I also read a piece on the growth of restaurant delivery services:

As mobile food delivery apps like Seamless, UberEats, Caviar, and Postmates steadily expand their delivery zones and their customer bases, many restaurants are increasingly relying on delivery orders as a significant source of revenue — and they’re having to adapt operations accordingly to keep up with demand.

The unintended consequence here is that restaurant personnel are often spending so much time servicing the take-out business that the customers seated in the dining room have a lesser experience. Putting aside the fact that there is the potential for a restaurant’s reputation to suffer when the product delivered is way inferior to the product in the dining room, a failure to properly prioritize the kitchen to service the folks who have journeyed to the dining room could set up a lose-lose situation, with neither the folks eating at home nor the people eating out being satisfied. There is also the stress caused by having to refine the operations plan to support the take-out business.

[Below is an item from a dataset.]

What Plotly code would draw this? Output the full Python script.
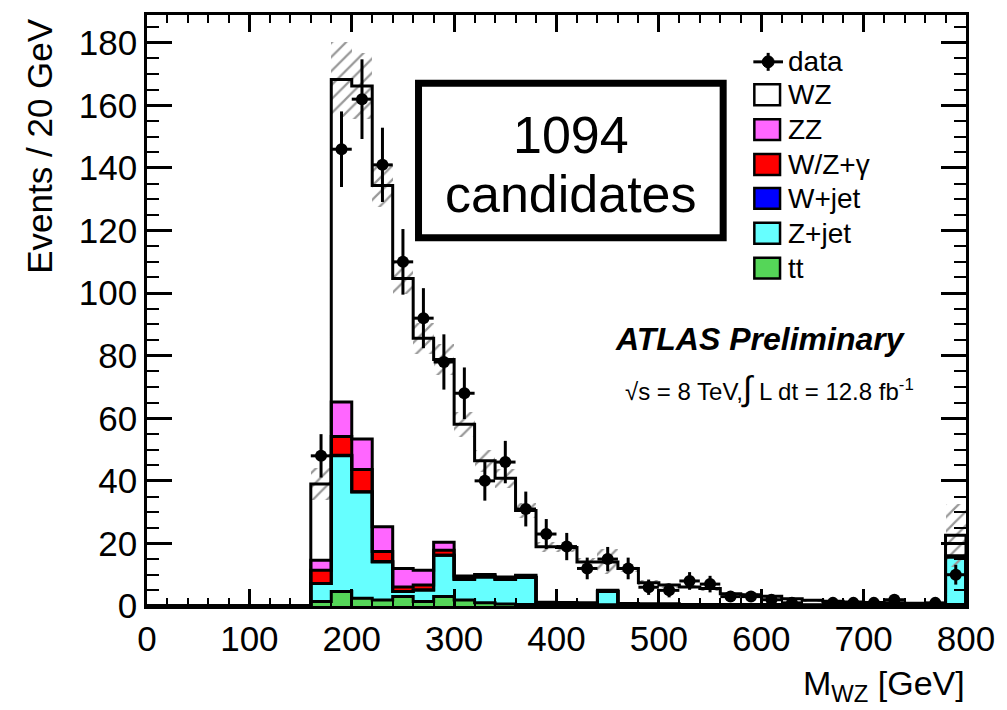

We see unintended consequences all the time. Kudzu went from being an ornamental plant to a menace. When the British governor of Delhi, India addressed a cobra infestation by putting a bounty on cobras, they got more, not fewer, snakes, as people raised them to collect the bounty. I’m sure you’ve seen examples in your business of this, whether it’s a different response to a price change than what was anticipated or a sudden wave of popularity of a brand or product based on some bit of social media madness.

Whatever it is, it’s incumbent on all of us to think about every decision in the context of what the effects of a course of action might be. Who is affected and how? How will it affect competitors and what might their possible responses be? Do this more each alternative you’re contemplating and your odds of avoiding an unintended consequence will improve. You with me?